## What you should do:
Drop every picture. Then return, exactly, the lines from the beginning of the listing below through the one containing "weeks = list(range(1, 53))".
* BEGIN *
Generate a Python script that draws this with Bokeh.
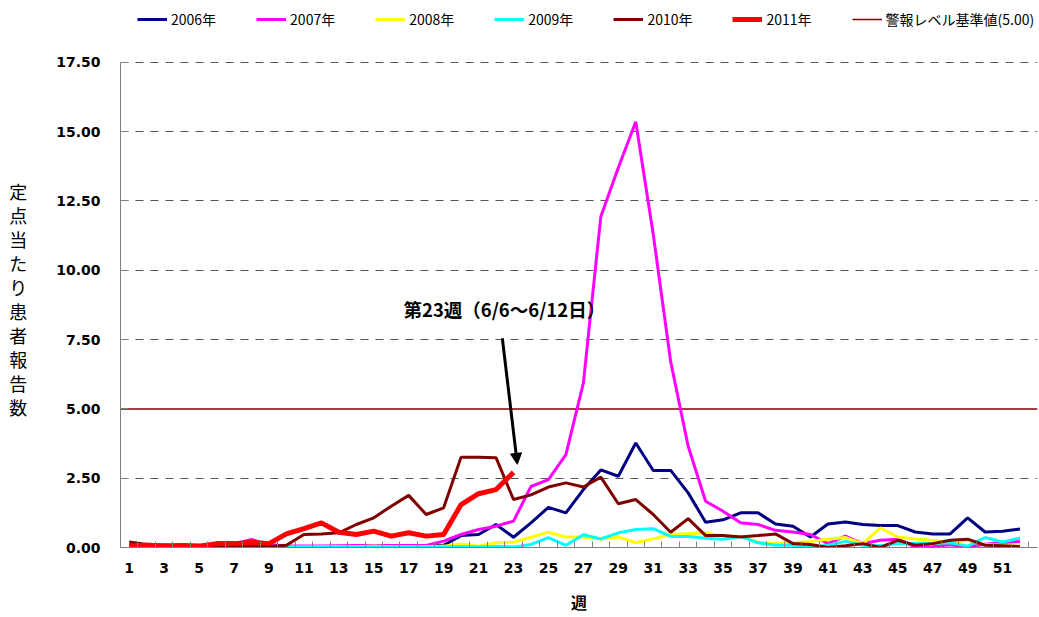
from bokeh.plotting import figure
from bokeh.models import (Range1d, FixedTicker, PrintfTickFormatter, Legend,
                          LegendItem, Label, Arrow, NormalHead)
from bokeh.embed import file_html
from bokeh.resources import INLINE

weeks = list(range(1, 53))

y2006 = [0.05, 0.05, 0.04, 0.04, 0.03, 0.03, 0.03, 0.04, 0.04, 0.03,
         0.03, 0.03, 0.03, 0.04, 0.04, 0.04, 0.05, 0.05, 0.08, 0.43,
         0.47, 0.83, 0.37, 0.89, 1.45, 1.25, 2.09, 2.80, 2.57, 3.77,
         2.78, 2.78, 1.97, 0.91, 1.00, 1.25, 1.25, 0.85, 0.77, 0.38,
         0.85, 0.92, 0.83, 0.79, 0.79, 0.56, 0.49, 0.49, 1.07, 0.56,
         0.59, 0.67]
y2007 = [0.08, 0.12, 0.10, 0.08, 0.08, 0.10, 0.12, 0.29, 0.10, 0.06,
         0.05, 0.05, 0.06, 0.07, 0.07, 0.07, 0.07, 0.07, 0.23, 0.47,
         0.65, 0.77, 0.95, 2.20, 2.45, 3.35, 5.93, 11.94, 13.70, 15.36,
         11.30, 6.70, 3.65, 1.67, 1.31, 0.89, 0.83, 0.62, 0.56, 0.47,
         0.14, 0.41, 0.14, 0.26, 0.30, 0.02, 0.03, 0.10, 0.02, 0.12,
         0.18, 0.22]
y2008 = [0.03, 0.03, 0.02, 0.03, 0.03, 0.02, 0.02, 0.03, 0.03, 0.02,
         0.02, 0.03, 0.03, 0.03, 0.05, 0.03, 0.03, 0.03, 0.05, 0.13,
         0.05, 0.17, 0.19, 0.37, 0.55, 0.38, 0.38, 0.31, 0.38, 0.17,
         0.31, 0.47, 0.50, 0.53, 0.41, 0.41, 0.19, 0.14, 0.17, 0.22,
         0.30, 0.36, 0.14, 0.71, 0.38, 0.31, 0.26, 0.17, 0.26, 0.11,
         0.08, 0.05]
y2009 = [0.02, 0.02, 0.02, 0.02, 0.02, 0.02, 0.02, 0.02, 0.02, 0.02,
         0.02, 0.02, 0.02, 0.02, 0.03, 0.02, 0.02, 0.02, 0.02, 0.04,
         0.02, 0.04, 0.02, 0.11, 0.36, 0.08, 0.46, 0.31, 0.53, 0.65,
         0.68, 0.40, 0.40, 0.33, 0.30, 0.40, 0.17, 0.08, 0.08, 0.01,
         0.08, 0.22, 0.08, 0.06, 0.14, 0.14, 0.14, 0.17, 0.05, 0.36,
         0.20, 0.34]
y2010 = [0.20, 0.11, 0.06, 0.05, 0.05, 0.05, 0.05, 0.08, 0.04, 0.08,
         0.47, 0.49, 0.53, 0.83, 1.07, 1.49, 1.88, 1.19, 1.43, 3.26,
         3.26, 3.24, 1.73, 1.90, 2.18, 2.33, 2.18, 2.54, 1.58, 1.73,
         1.19, 0.55, 1.04, 0.43, 0.43, 0.38, 0.43, 0.49, 0.14, 0.11,
         0.00, 0.06, 0.14, 0.00, 0.26, 0.08, 0.14, 0.26, 0.30, 0.08,
         0.06, 0.03]
y2011 = [0.05, 0.08, 0.05, 0.07, 0.05, 0.14, 0.14, 0.19, 0.14, 0.49,
         0.68, 0.89, 0.55, 0.47, 0.59, 0.41, 0.53, 0.41, 0.47, 1.55,
         1.94, 2.09, 2.71]
weeks2011 = weeks[:len(y2011)]

threshold = 5.00
threshold_label = "警報レベル基準値(5.00)"
x_start, x_end = 0.5, 53.0
y_ticks = [0, 2.5, 5, 7.5, 10, 12.5, 15, 17.5]
y_axis_max = 17.5
x_label_ticks = list(range(1, 53, 2))
x_minor_ticks = [w + 0.5 for w in range(0, 53)]

series_names = ["2006年", "2007年", "2008年", "2009年", "2010年"]
series_vals = [y2006, y2007, y2008, y2009, y2010]
series_cols = ["#000080", "#FF00FF", "#FFFF00", "#00FFFF", "#800000"]

note_text = "第23週（6/6～6/12日）"
ylabel_text = "定点当たり患者報告数"

# frame geometry: the plotting area spans 0..17.5 over 486 px; the frame is
# extended upwards so that the legend row can sit above the 17.5 line.
WIDTH, HEIGHT = 1039, 616
FRAME_TOP = 2
FRAME_BOTTOM = 548
FRAME_RIGHT = 1037
AXIS_TOP_PX = 62
y_top = y_axis_max * (FRAME_BOTTOM - FRAME_TOP) / (FRAME_BOTTOM - AXIS_TOP_PX)

p = figure(width=WIDTH, height=HEIGHT, output_backend="svg", toolbar_location=None,
           x_range=Range1d(x_start, x_end), y_range=Range1d(0, y_top),
           min_border_left=120, min_border_right=WIDTH - FRAME_RIGHT,
           min_border_top=FRAME_TOP, min_border_bottom=HEIGHT - FRAME_BOTTOM)
p.outline_line_color = None
p.background_fill_color = "white"
p.border_fill_color = "white"
p.title.visible = False

p.xgrid.grid_line_color = None
p.ygrid.ticker = FixedTicker(ticks=[t for t in y_ticks if t not in (0, threshold)])
p.ygrid.grid_line_color = "#555555"
p.ygrid.grid_line_dash = "8 7"
p.ygrid.grid_line_width = 1

p.yaxis.ticker = FixedTicker(ticks=y_ticks)
p.yaxis.bounds = (0, y_axis_max)
p.yaxis.formatter = PrintfTickFormatter(format="%.2f")
p.yaxis.major_tick_in = 8
p.yaxis.major_tick_out = 0
p.yaxis.minor_tick_line_color = None
p.yaxis.major_label_standoff = 20
p.yaxis.axis_line_color = "#808080"
p.yaxis.major_tick_line_color = "#808080"

yax = p.yaxis[0]
yax.axis_label = "\n".join(["\u3000", "\u3000"] + list(ylabel_text))
yax.axis_label_text_font = "Noto Sans CJK JP"
yax.axis_label_text_font_style = "normal"
yax.axis_label_text_font_size = "18px"
yax.axis_label_text_color = "black"
yax.axis_label_text_line_height = 0.92
yax.axis_label_standoff = 26
if "axis_label_orientation" in yax.properties():
    yax.axis_label_orientation = "horizontal"

p.xaxis.ticker = FixedTicker(ticks=x_label_ticks, minor_ticks=x_minor_ticks)
p.xaxis.major_tick_in = 0
p.xaxis.major_tick_out = 0
p.xaxis.minor_tick_in = 6
p.xaxis.minor_tick_out = 0
p.xaxis.minor_tick_line_color = "#808080"
p.xaxis.axis_line_color = "#808080"
p.xaxis.major_label_standoff = 15
p.xaxis.axis_label = "週"
p.xaxis.axis_label_text_font = "Noto Sans CJK JP"
p.xaxis.axis_label_text_font_style = "bold"
p.xaxis.axis_label_text_font_size = "16px"
p.xaxis.axis_label_text_color = "black"
p.xaxis.axis_label_standoff = 14

for ax in (p.xaxis, p.yaxis):
    ax.major_label_text_font = "DejaVu Sans"
    ax.major_label_text_font_style = "bold"
    ax.major_label_text_font_size = "14px"
    ax.major_label_text_color = "black"

# threshold (alert level) line across the whole axis
rth = p.line([x_start, x_end], [threshold, threshold], line_color="#800000",
             line_width=1.5)

items = []
for name, vals, col in zip(series_names, series_vals, series_cols):
    r = p.line(weeks, vals, line_color=col, line_width=3)
    items.append(LegendItem(label=name, renderers=[r]))
r11 = p.line(weeks2011, y2011, line_color="#FF0000", line_width=5)
items.append(LegendItem(label="2011年", renderers=[r11]))
items.append(LegendItem(label=threshold_label, renderers=[rth]))

legend = Legend(items=items, orientation="horizontal", location=(17, 518),
                glyph_width=30, glyph_height=14, label_standoff=4, spacing=40,
                padding=2, margin=0, border_line_color=None,
                background_fill_alpha=0, label_text_color="black",
                label_text_font="Noto Sans CJK JP", label_text_font_size="14px")
p.add_layout(legend, "center")

p.add_layout(Label(x=16.7, y=8.6, text=note_text, text_align="left",
                   text_baseline="middle", text_font="Noto Sans CJK JP",
                   text_font_style="bold", text_font_size="18.5px",
                   text_color="black"))
p.add_layout(Arrow(x_start=22.36, y_start=7.55, x_end=23.22, y_end=3.0,
                   line_width=3, line_color="black",
                   end=NormalHead(size=11, fill_color="black", line_color="black")))

open("out.html", "w").write(file_html(p, INLINE))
* END *
## Expected output:
Generate a Python script that draws this with Bokeh.
from bokeh.plotting import figure
from bokeh.models import (Range1d, FixedTicker, PrintfTickFormatter, Legend,
                          LegendItem, Label, Arrow, NormalHead)
from bokeh.embed import file_html
from bokeh.resources import INLINE

weeks = list(range(1, 53))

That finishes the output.